**What is asked**
Keep the pictures out and restate every record exactly.

## Begin

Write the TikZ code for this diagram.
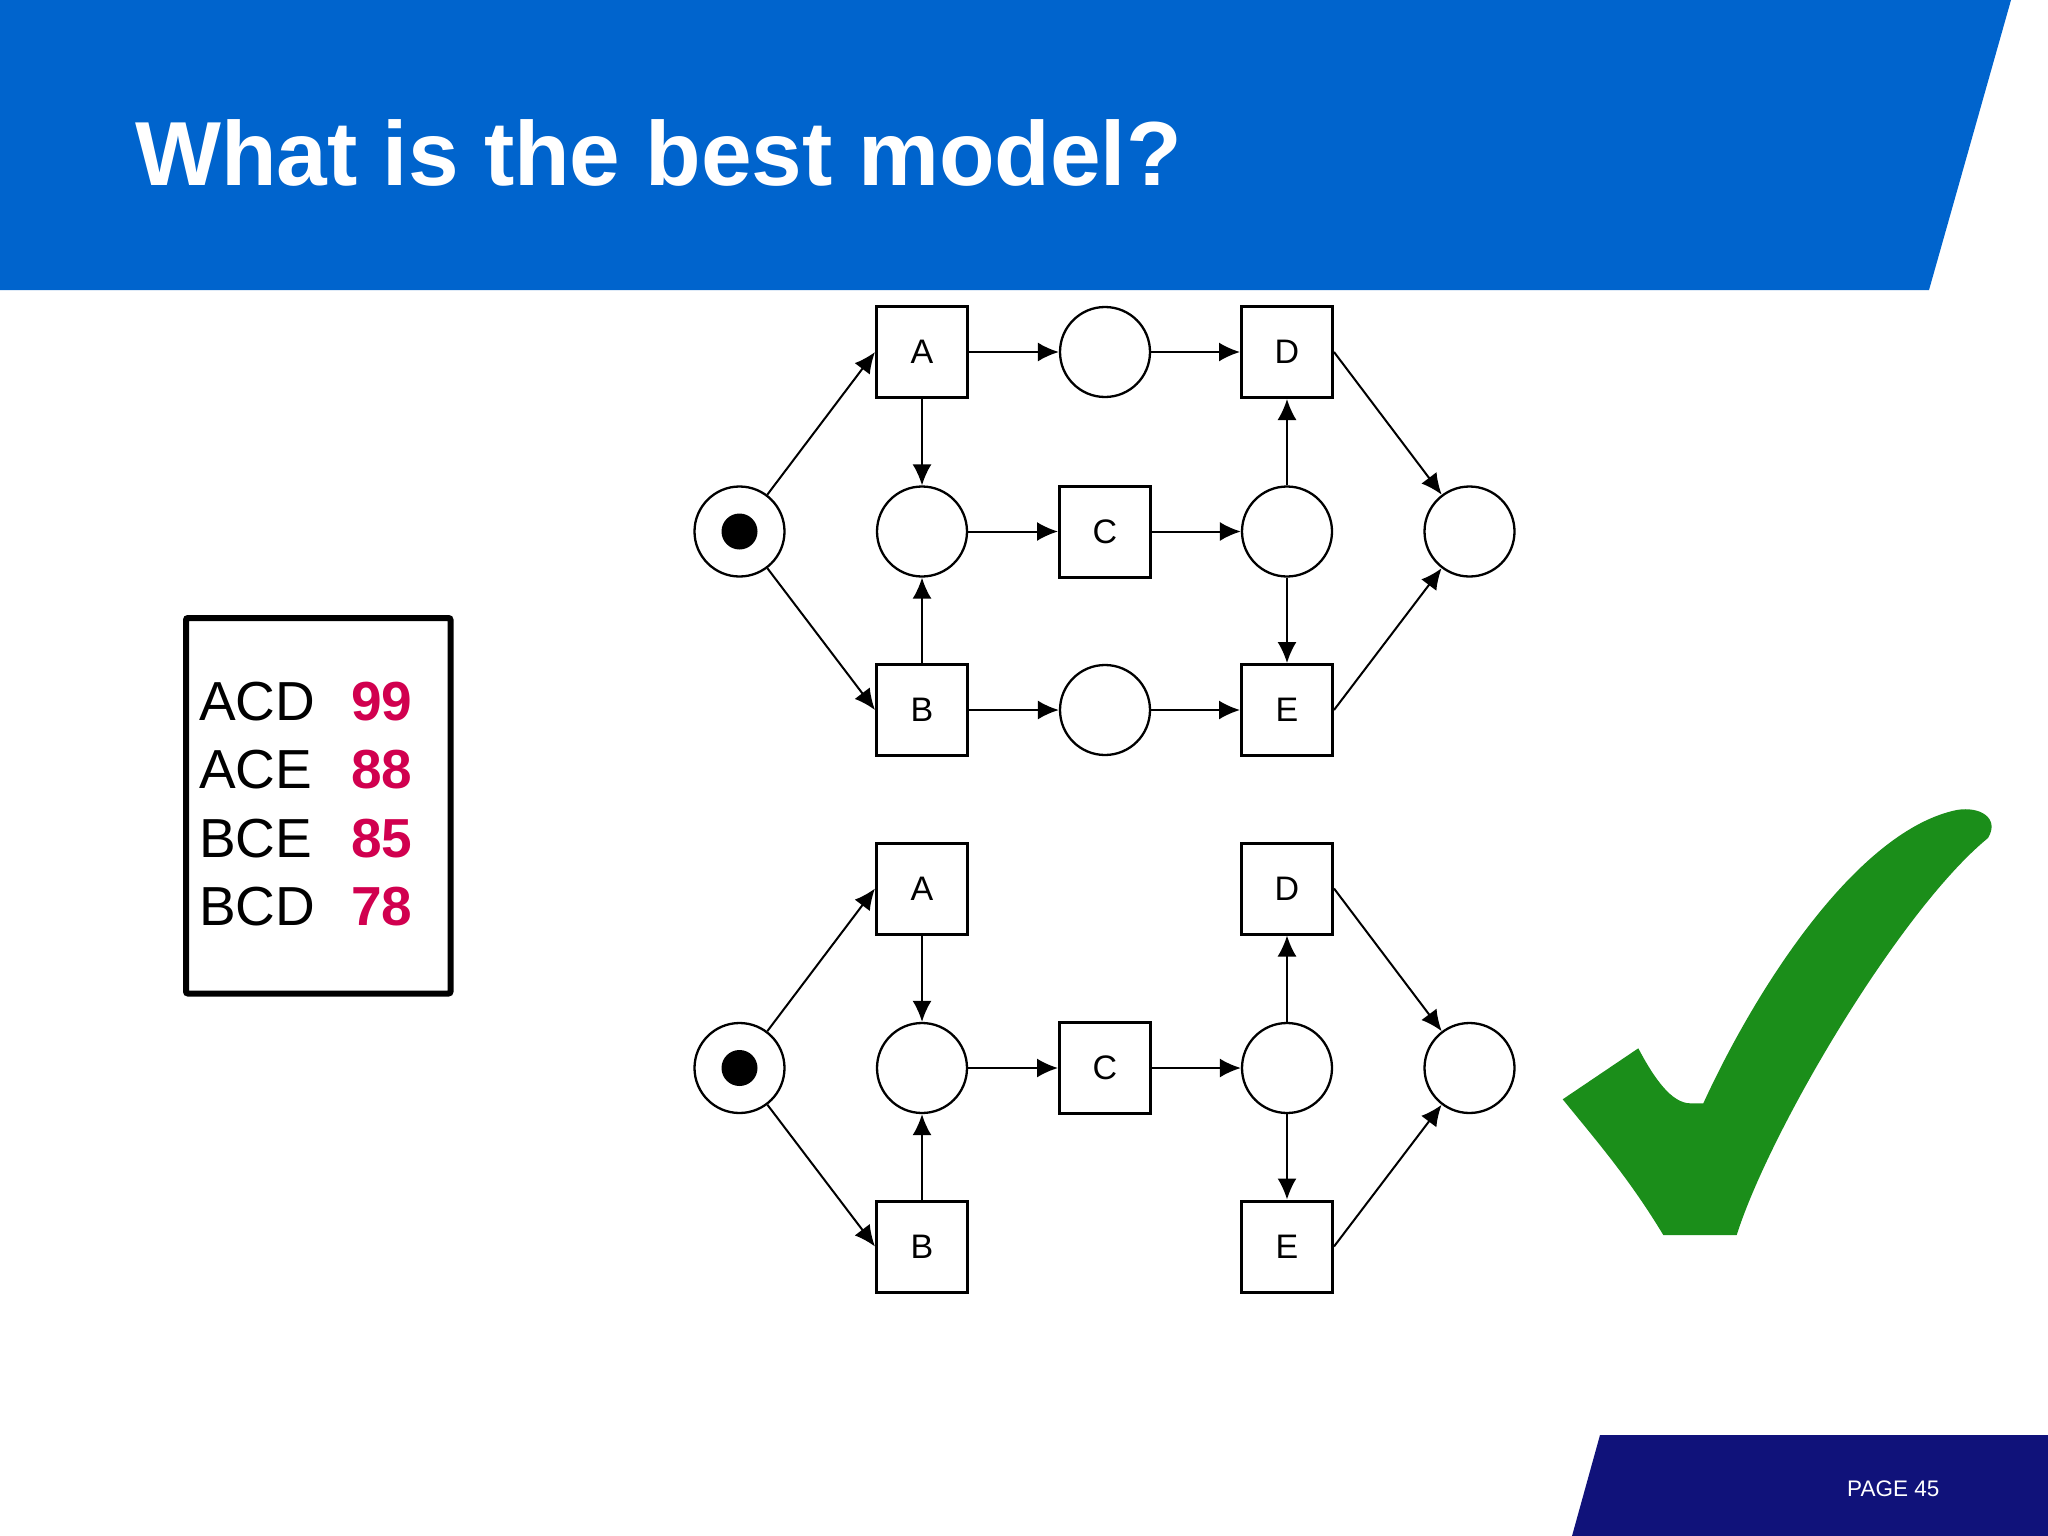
\documentclass[tikz,border=0pt]{standalone}
\usepackage{fontspec}
\setmainfont{Liberation Sans}
\usetikzlibrary{arrows.meta}
\definecolor{hdrblue}{HTML}{0064CD}
\definecolor{navy}{HTML}{10127A}
\definecolor{chkgreen}{HTML}{1B8E1A}
\definecolor{scorered}{HTML}{D1004F}
\tikzset{
  place/.style={circle, draw, line width=2.3pt, minimum size=90pt, inner sep=0pt},
  token/.style={circle, fill=black, minimum size=36pt, inner sep=0pt},
  trans/.style={rectangle, draw, line width=3pt, minimum size=91pt, inner sep=0pt, font=\fontsize{34}{40}\selectfont},
  arc/.style={-{Latex[length=21pt,width=19pt]}, line width=2pt},
  tabtext/.style={anchor=base west, inner sep=0pt, font=\fontsize{55}{60}\selectfont},
  tabnum/.style={anchor=base west, inner sep=0pt, text=scorered, font=\fontsize{55}{60}\selectfont\bfseries},
}
\begin{document}
\begin{tikzpicture}[x=1pt,y=-1pt]
\useasboundingbox (0,0) rectangle (2048,1536);
\fill[white] (0,0) rectangle (2048,1536);
% header
\fill[hdrblue] (0,0) -- (2011,0) -- (1929,290) -- (0,290) -- cycle;
\node[anchor=base west, inner sep=0pt, text=white, font=\fontsize{91}{100}\selectfont\bfseries] (title) at (135,185) {What is the best model?};
% footer
\fill[navy] (1600,1435) -- (2048,1435) -- (2048,1536) -- (1572,1536) -- cycle;
\node[anchor=base west, inner sep=0pt, text=white, font=\fontsize{22.5}{26}\selectfont] (page) at (1847,1496) {PAGE 45};
% score table
\draw[line width=6pt, rounded corners=2pt] (186,618) rectangle (450.5,993.5);
\node[tabtext] (t1) at (199,720) {ACD};
\node[tabtext] (t2) at (199,788.5) {ACE};
\node[tabtext] (t3) at (199,857) {BCE};
\node[tabtext] (t4) at (199,925.5) {BCD};
\node[tabnum] (n1) at (351,720) {99};
\node[tabnum] (n2) at (351,788.5) {88};
\node[tabnum] (n3) at (351,857) {85};
\node[tabnum] (n4) at (351,925.5) {78};
% top net
\node[place] (p0) at (739.5,531.5) {};
\node[token] (k0) at (739.5,531.5) {};
\node[trans] (A) at (922,352) {A};
\node[place] (pt) at (1105,352) {};
\node[trans] (D) at (1287,352) {D};
\node[place] (p1) at (922,531.5) {};
\node[trans] (C) at (1105,531.5) {C};
\node[place] (p3) at (1287,531.5) {};
\node[place] (pe) at (1469.5,531.5) {};
\node[trans] (B) at (922,710) {B};
\node[place] (pb) at (1105,710) {};
\node[trans] (E) at (1287,710) {E};
\draw[arc] (p0) -- (A.west);
\draw[arc] (p0) -- (B.west);
\draw[arc] (A) -- (pt);
\draw[arc] (pt) -- (D);
\draw[arc] (A) -- (p1);
\draw[arc] (B) -- (p1);
\draw[arc] (p1) -- (C);
\draw[arc] (C) -- (p3);
\draw[arc] (p3) -- (D);
\draw[arc] (p3) -- (E);
\draw[arc] (B) -- (pb);
\draw[arc] (pb) -- (E);
\draw[arc] (D.east) -- (pe);
\draw[arc] (E.east) -- (pe);
% bottom net
\node[place] (q0) at (739.5,1068) {};
\node[token] (k1) at (739.5,1068) {};
\node[trans] (A2) at (922,888.5) {A};
\node[trans] (D2) at (1287,888.5) {D};
\node[place] (q1) at (922,1068) {};
\node[trans] (C2) at (1105,1068) {C};
\node[place] (q3) at (1287,1068) {};
\node[place] (qe) at (1469.5,1068) {};
\node[trans] (B2) at (922,1246.5) {B};
\node[trans] (E2) at (1287,1246.5) {E};
\draw[arc] (q0) -- (A2.west);
\draw[arc] (q0) -- (B2.west);
\draw[arc] (A2) -- (q1);
\draw[arc] (B2) -- (q1);
\draw[arc] (q1) -- (C2);
\draw[arc] (C2) -- (q3);
\draw[arc] (q3) -- (D2);
\draw[arc] (q3) -- (E2);
\draw[arc] (D2.east) -- (qe);
\draw[arc] (E2.east) -- (qe);
% check mark
\fill[chkgreen] (1562.7,1099.3) -- (1638.3,1048.3)
  .. controls (1655,1080) and (1672,1103) .. (1690,1103.3)
  -- (1703.3,1103.3)
  .. controls (1760,980) and (1860,830) .. (1956.7,810)
  .. controls (1980,806) and (2000,818) .. (1988,838)
  .. controls (1900,910) and (1770,1130) .. (1736.7,1235)
  -- (1663.3,1235)
  .. controls (1630,1180) and (1600,1145) .. (1562.7,1099.3) -- cycle;
\end{tikzpicture}
\end{document}
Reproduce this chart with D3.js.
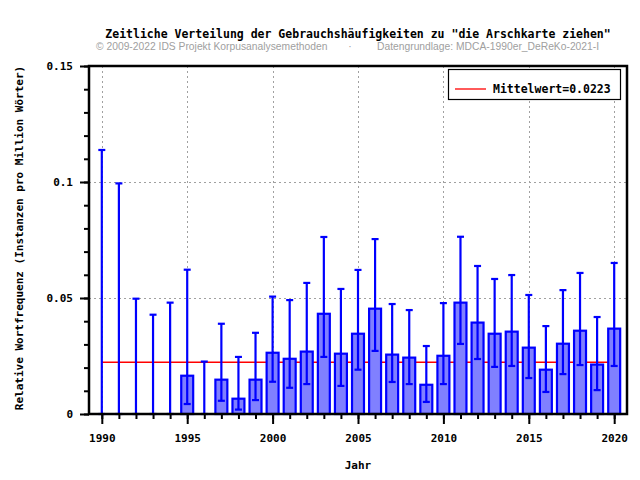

## End

**Task result**
Write the TikZ code for this diagram.
\documentclass[tikz,border=0pt]{standalone}
\usepackage{fontspec}
\setmainfont{Liberation Sans}
\usetikzlibrary{arrows.meta}
\definecolor{hdrblue}{HTML}{0064CD}
\definecolor{navy}{HTML}{10127A}
\definecolor{chkgreen}{HTML}{1B8E1A}
\definecolor{scorered}{HTML}{D1004F}
\tikzset{
  place/.style={circle, draw, line width=2.3pt, minimum size=90pt, inner sep=0pt},
  token/.style={circle, fill=black, minimum size=36pt, inner sep=0pt},
  trans/.style={rectangle, draw, line width=3pt, minimum size=91pt, inner sep=0pt, font=\fontsize{34}{40}\selectfont},
  arc/.style={-{Latex[length=21pt,width=19pt]}, line width=2pt},
  tabtext/.style={anchor=base west, inner sep=0pt, font=\fontsize{55}{60}\selectfont},
  tabnum/.style={anchor=base west, inner sep=0pt, text=scorered, font=\fontsize{55}{60}\selectfont\bfseries},
}
\begin{document}
\begin{tikzpicture}[x=1pt,y=-1pt]
\useasboundingbox (0,0) rectangle (2048,1536);
\fill[white] (0,0) rectangle (2048,1536);
% header
\fill[hdrblue] (0,0) -- (2011,0) -- (1929,290) -- (0,290) -- cycle;
\node[anchor=base west, inner sep=0pt, text=white, font=\fontsize{91}{100}\selectfont\bfseries] (title) at (135,185) {What is the best model?};
% footer
\fill[navy] (1600,1435) -- (2048,1435) -- (2048,1536) -- (1572,1536) -- cycle;
\node[anchor=base west, inner sep=0pt, text=white, font=\fontsize{22.5}{26}\selectfont] (page) at (1847,1496) {PAGE 45};
% score table
\draw[line width=6pt, rounded corners=2pt] (186,618) rectangle (450.5,993.5);
\node[tabtext] (t1) at (199,720) {ACD};
\node[tabtext] (t2) at (199,788.5) {ACE};
\node[tabtext] (t3) at (199,857) {BCE};
\node[tabtext] (t4) at (199,925.5) {BCD};
\node[tabnum] (n1) at (351,720) {99};
\node[tabnum] (n2) at (351,788.5) {88};
\node[tabnum] (n3) at (351,857) {85};
\node[tabnum] (n4) at (351,925.5) {78};
% top net
\node[place] (p0) at (739.5,531.5) {};
\node[token] (k0) at (739.5,531.5) {};
\node[trans] (A) at (922,352) {A};
\node[place] (pt) at (1105,352) {};
\node[trans] (D) at (1287,352) {D};
\node[place] (p1) at (922,531.5) {};
\node[trans] (C) at (1105,531.5) {C};
\node[place] (p3) at (1287,531.5) {};
\node[place] (pe) at (1469.5,531.5) {};
\node[trans] (B) at (922,710) {B};
\node[place] (pb) at (1105,710) {};
\node[trans] (E) at (1287,710) {E};
\draw[arc] (p0) -- (A.west);
\draw[arc] (p0) -- (B.west);
\draw[arc] (A) -- (pt);
\draw[arc] (pt) -- (D);
\draw[arc] (A) -- (p1);
\draw[arc] (B) -- (p1);
\draw[arc] (p1) -- (C);
\draw[arc] (C) -- (p3);
\draw[arc] (p3) -- (D);
\draw[arc] (p3) -- (E);
\draw[arc] (B) -- (pb);
\draw[arc] (pb) -- (E);
\draw[arc] (D.east) -- (pe);
\draw[arc] (E.east) -- (pe);
% bottom net
\node[place] (q0) at (739.5,1068) {};
\node[token] (k1) at (739.5,1068) {};
\node[trans] (A2) at (922,888.5) {A};
\node[trans] (D2) at (1287,888.5) {D};
\node[place] (q1) at (922,1068) {};
\node[trans] (C2) at (1105,1068) {C};
\node[place] (q3) at (1287,1068) {};
\node[place] (qe) at (1469.5,1068) {};
\node[trans] (B2) at (922,1246.5) {B};
\node[trans] (E2) at (1287,1246.5) {E};
\draw[arc] (q0) -- (A2.west);
\draw[arc] (q0) -- (B2.west);
\draw[arc] (A2) -- (q1);
\draw[arc] (B2) -- (q1);
\draw[arc] (q1) -- (C2);
\draw[arc] (C2) -- (q3);
\draw[arc] (q3) -- (D2);
\draw[arc] (q3) -- (E2);
\draw[arc] (D2.east) -- (qe);
\draw[arc] (E2.east) -- (qe);
% check mark
\fill[chkgreen] (1562.7,1099.3) -- (1638.3,1048.3)
  .. controls (1655,1080) and (1672,1103) .. (1690,1103.3)
  -- (1703.3,1103.3)
  .. controls (1760,980) and (1860,830) .. (1956.7,810)
  .. controls (1980,806) and (2000,818) .. (1988,838)
  .. controls (1900,910) and (1770,1130) .. (1736.7,1235)
  -- (1663.3,1235)
  .. controls (1630,1180) and (1600,1145) .. (1562.7,1099.3) -- cycle;
\end{tikzpicture}
\end{document}
Reproduce this chart with D3.js.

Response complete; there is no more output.